**EXERCISE DETAILS**
Set down the data below from its first line to the line holding "const omega025 = [1.19, 0.891, 0.649, 0.477, 0.359];", inclusive; omit all pictures.

**INFORMATION PROVIDED**

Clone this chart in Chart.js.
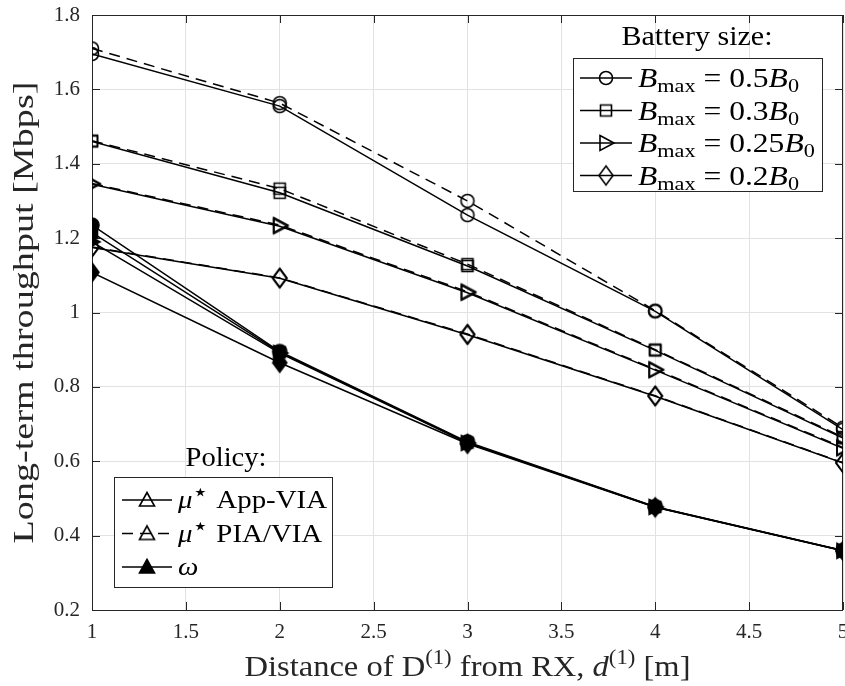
<!DOCTYPE html>
<html>
<head>
<meta charset="utf-8">
<script src="https://cdn.jsdelivr.net/npm/chart.js@4.4.1/dist/chart.umd.min.js"></script>
<style>
  html, body { margin: 0; padding: 0; background: #fff; }
  #wrap { width: 845px; height: 686px; }
</style>
</head>
<body>
<div id="wrap"><canvas id="chart" width="845" height="686"></canvas></div>
<script>
// distance of device 1 from RX [m]
const distances = [1, 2, 3, 4, 5];
const xTicks = [1, 1.5, 2, 2.5, 3, 3.5, 4, 4.5, 5];
const yTicks = [0.2, 0.4, 0.6, 0.8, 1, 1.2, 1.4, 1.6, 1.8];

// long-term throughput [Mbps] per battery size and policy
const appVia05 = [1.695, 1.555, 1.262, 1.003, 0.685];
const piaVia05 = [1.71, 1.563, 1.30, 1.005, 0.69];
const omega05 = [1.235, 0.895, 0.652, 0.478, 0.36];

const appVia03 = [1.46, 1.322, 1.125, 0.898, 0.662];
const piaVia03 = [1.462, 1.333, 1.13, 0.9, 0.665];
const omega03 = [1.215, 0.893, 0.65, 0.477, 0.36];

const appVia025 = [1.345, 1.232, 1.053, 0.845, 0.635];
const piaVia025 = [1.347, 1.235, 1.056, 0.847, 0.637];
const omega025 = [1.19, 0.891, 0.649, 0.477, 0.359];

const appVia02 = [1.175, 1.092, 0.94, 0.775, 0.595];
const piaVia02 = [1.176, 1.093, 0.942, 0.776, 0.596];
const omega02 = [1.108, 0.865, 0.647, 0.476, 0.359];

const batteryLabels = ['0.5', '0.3', '0.25', '0.2'];

const INK = '#000';
const AXIS = '#262626';
const SERIF = "'Liberation Serif', 'DejaVu Serif', serif";

// MATLAB-like marker glyphs drawn once into small canvases
function makeMarker(shape, filled) {
  const s = 26;
  const c = document.createElement('canvas');
  c.width = s; c.height = s;
  const g = c.getContext('2d');
  g.translate(s / 2, s / 2);
  g.beginPath();
  if (shape === 'circle') {
    g.arc(0, 0, filled ? 7 : 6.5, 0, Math.PI * 2);
  } else if (shape === 'square') {
    g.rect(-5.5, -5.5, 11, 11);
  } else if (shape === 'right') {
    g.moveTo(-6, -7.5); g.lineTo(8, 0); g.lineTo(-6, 7.5); g.closePath();
  } else if (shape === 'diamond') {
    g.moveTo(0, -9.5); g.lineTo(7, 0); g.lineTo(0, 9.5); g.lineTo(-7, 0); g.closePath();
  } else if (shape === 'up') {
    g.moveTo(0, -7.5); g.lineTo(7.5, 6); g.lineTo(-7.5, 6); g.closePath();
  }
  g.lineWidth = 1.6;
  g.strokeStyle = INK;
  if (filled) { g.fillStyle = INK; g.fill(); }
  g.stroke();
  return c;
}

const shapes = ['circle', 'square', 'right', 'diamond'];
const openMarks = shapes.map(s => makeMarker(s, false));
const filledMarks = shapes.map(s => makeMarker(s, true));
const legendUpOpen = makeMarker('up', false);
const legendUpFilled = makeMarker('up', true);

function pts(values) {
  return distances.map((d, i) => ({ x: d, y: values[i] }));
}

function series(values, marker, dashed) {
  return {
    data: pts(values),
    borderColor: INK,
    borderWidth: 1.5,
    borderDash: dashed ? [11, 7] : [],
    pointStyle: marker,
    pointRadius: 8,
    pointHoverRadius: 8,
    fill: false,
    tension: 0,
  };
}

const appSets = [appVia05, appVia03, appVia025, appVia02];
const piaSets = [piaVia05, piaVia03, piaVia025, piaVia02];
const omegaSets = [omega05, omega03, omega025, omega02];

const datasets = [];
for (let i = 0; i < 4; i++) {
  datasets.push(series(omegaSets[i], filledMarks[i], false));
  datasets.push(series(piaSets[i], openMarks[i], true));
  datasets.push(series(appSets[i], openMarks[i], false));
}

// text made of roman / italic / sub- and superscript pieces
function richWidth(ctx, parts) {
  let w = 0;
  for (const p of parts) {
    ctx.font = (p.i ? 'italic ' : '') + p.size + 'px ' + SERIF;
    w += ctx.measureText(p.t).width;
  }
  return w;
}

function drawRich(ctx, parts, x, y, align, sx) {
  const w = richWidth(ctx, parts);
  ctx.save();
  ctx.translate(x, y);
  ctx.scale(sx, 1);
  let cx = align === 'center' ? -w / 2 : 0;
  ctx.textBaseline = 'alphabetic';
  ctx.textAlign = 'left';
  for (const p of parts) {
    ctx.font = (p.i ? 'italic ' : '') + p.size + 'px ' + SERIF;
    ctx.fillText(p.t, cx, p.dy || 0);
    cx += ctx.measureText(p.t).width;
  }
  ctx.restore();
}

function fitScale(ctx, parts, target) {
  return target / richWidth(ctx, parts);
}

function bmaxParts(v) {
  return [
    { t: 'B', i: true, size: 27 },
    { t: 'max', size: 19, dy: 5 },
    { t: ' = ' + v, size: 27 },
    { t: 'B', i: true, size: 27 },
    { t: '0', size: 19, dy: 5 },
  ];
}

const decor = {
  id: 'decor',
  beforeDatasetsDraw(chart) {
    const { ctx, chartArea: a } = chart;
    const xs = chart.scales.x, ys = chart.scales.y;
    ctx.save();
    ctx.strokeStyle = AXIS;
    ctx.lineWidth = 1;
    ctx.strokeRect(a.left + 0.5, a.top + 0.5, a.right - a.left - 1, a.bottom - a.top);
    ctx.beginPath();
    for (const v of xTicks) {
      const px = Math.round(xs.getPixelForValue(v)) + 0.5;
      ctx.moveTo(px, a.bottom); ctx.lineTo(px, a.bottom - 8);
      ctx.moveTo(px, a.top); ctx.lineTo(px, a.top + 8);
    }
    for (const v of yTicks) {
      const py = Math.round(ys.getPixelForValue(v)) + 0.5;
      ctx.moveTo(a.left, py); ctx.lineTo(a.left + 8, py);
      ctx.moveTo(a.right, py); ctx.lineTo(a.right - 8, py);
    }
    ctx.stroke();
    ctx.restore();
  },
  afterDraw(chart) {
    const { ctx, chartArea: a } = chart;
    const xs = chart.scales.x, ys = chart.scales.y;
    ctx.save();
    ctx.fillStyle = AXIS;

    // tick labels
    ctx.font = '21px ' + SERIF;
    ctx.textAlign = 'center';
    ctx.textBaseline = 'top';
    for (const v of xTicks) ctx.fillText(String(v), xs.getPixelForValue(v), a.bottom + 12);
    ctx.textAlign = 'right';
    ctx.textBaseline = 'middle';
    for (const v of yTicks) ctx.fillText(String(v), a.left - 12, ys.getPixelForValue(v));

    // axis titles
    const xTitle = [
      { t: 'Distance of D', size: 30 },
      { t: '(1)', size: 21, dy: -12 },
      { t: ' from RX, ', size: 30 },
      { t: 'd', i: true, size: 30 },
      { t: '(1)', size: 21, dy: -12 },
      { t: ' [m]', size: 30 },
    ];
    drawRich(ctx, xTitle, (a.left + a.right) / 2, 676, 'center', fitScale(ctx, xTitle, 446));

    const yTitle = [{ t: 'Long-term throughput [Mbps]', size: 30 }];
    ctx.save();
    ctx.translate(33, (a.top + a.bottom) / 2);
    ctx.rotate(-Math.PI / 2);
    drawRich(ctx, yTitle, 0, 0, 'center', fitScale(ctx, yTitle, 462));
    ctx.restore();

    ctx.fillStyle = INK;
    ctx.strokeStyle = INK;

    // battery size legend
    const bTitle = [{ t: 'Battery size:', size: 27 }];
    drawRich(ctx, bTitle, 697, 45, 'center', fitScale(ctx, bTitle, 151));
    ctx.fillStyle = '#fff';
    ctx.fillRect(573, 58, 249, 133);
    ctx.strokeStyle = AXIS;
    ctx.lineWidth = 1;
    ctx.strokeRect(573.5, 58.5, 249, 133);
    const bScale = fitScale(ctx, bmaxParts(batteryLabels[0]), 161);
    batteryLabels.forEach((lab, k) => {
      const y = 78 + k * 32.5;
      ctx.strokeStyle = INK;
      ctx.lineWidth = 1.5;
      ctx.setLineDash([]);
      ctx.beginPath(); ctx.moveTo(580, y); ctx.lineTo(632, y); ctx.stroke();
      const m = openMarks[k];
      ctx.drawImage(m, 606 - m.width / 2, y - m.height / 2);
      ctx.fillStyle = INK;
      drawRich(ctx, bmaxParts(lab), 638, y + 9, 'left', bScale);
    });

    // policy legend
    const pTitle = [{ t: 'Policy:', size: 27 }];
    drawRich(ctx, pTitle, 226, 466, 'center', fitScale(ctx, pTitle, 81));
    ctx.fillStyle = '#fff';
    ctx.fillRect(114, 477, 218, 110);
    ctx.strokeStyle = AXIS;
    ctx.lineWidth = 1;
    ctx.strokeRect(114.5, 477.5, 218, 110);
    const star = { t: '⋆', size: 24, dy: -8 };
    const policy = [
      { parts: [{ t: 'μ', i: true, size: 26 }, star, { t: ' App-VIA', size: 26 }], dash: [], mark: legendUpOpen },
      { parts: [{ t: 'μ', i: true, size: 26 }, star, { t: ' PIA/VIA', size: 26 }], dash: [11, 7], mark: legendUpOpen },
      { parts: [{ t: 'ω', i: true, size: 26 }], dash: [], mark: legendUpFilled },
    ];
    const pScale = fitScale(ctx, policy[0].parts, 149);
    policy.forEach((p, k) => {
      const y = 500 + k * 33.5;
      ctx.strokeStyle = INK;
      ctx.lineWidth = 1.5;
      ctx.setLineDash(p.dash);
      ctx.beginPath(); ctx.moveTo(122, y); ctx.lineTo(172, y); ctx.stroke();
      ctx.setLineDash([]);
      ctx.drawImage(p.mark, 147 - p.mark.width / 2, y - p.mark.height / 2);
      ctx.fillStyle = INK;
      drawRich(ctx, p.parts, 178, y + 8, 'left', pScale);
    });
    ctx.restore();
  },
};

new Chart(document.getElementById('chart'), {
  type: 'line',
  data: { datasets },
  options: {
    responsive: false,
    animation: false,
    events: [],
    layout: { autoPadding: false, padding: { top: 15, right: 2, left: 0, bottom: 0 } },
    plugins: { legend: { display: false }, tooltip: { enabled: false } },
    scales: {
      x: {
        type: 'linear', min: 1, max: 5,
        ticks: { stepSize: 0.5, display: false },
        grid: { color: '#e2e2e2', drawTicks: false },
        border: { display: false },
        afterFit: (s) => { s.height = 76; },
      },
      y: {
        type: 'linear', min: 0.2, max: 1.8,
        ticks: { stepSize: 0.2, display: false },
        grid: { color: '#e2e2e2', drawTicks: false },
        border: { display: false },
        afterFit: (s) => { s.width = 92; },
      },
    },
  },
  plugins: [decor],
});
</script>
</body>
</html>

**RESULT**
Clone this chart in Chart.js.
<!DOCTYPE html>
<html>
<head>
<meta charset="utf-8">
<script src="https://cdn.jsdelivr.net/npm/chart.js@4.4.1/dist/chart.umd.min.js"></script>
<style>
  html, body { margin: 0; padding: 0; background: #fff; }
  #wrap { width: 845px; height: 686px; }
</style>
</head>
<body>
<div id="wrap"><canvas id="chart" width="845" height="686"></canvas></div>
<script>
// distance of device 1 from RX [m]
const distances = [1, 2, 3, 4, 5];
const xTicks = [1, 1.5, 2, 2.5, 3, 3.5, 4, 4.5, 5];
const yTicks = [0.2, 0.4, 0.6, 0.8, 1, 1.2, 1.4, 1.6, 1.8];

// long-term throughput [Mbps] per battery size and policy
const appVia05 = [1.695, 1.555, 1.262, 1.003, 0.685];
const piaVia05 = [1.71, 1.563, 1.30, 1.005, 0.69];
const omega05 = [1.235, 0.895, 0.652, 0.478, 0.36];

const appVia03 = [1.46, 1.322, 1.125, 0.898, 0.662];
const piaVia03 = [1.462, 1.333, 1.13, 0.9, 0.665];
const omega03 = [1.215, 0.893, 0.65, 0.477, 0.36];

const appVia025 = [1.345, 1.232, 1.053, 0.845, 0.635];
const piaVia025 = [1.347, 1.235, 1.056, 0.847, 0.637];
const omega025 = [1.19, 0.891, 0.649, 0.477, 0.359];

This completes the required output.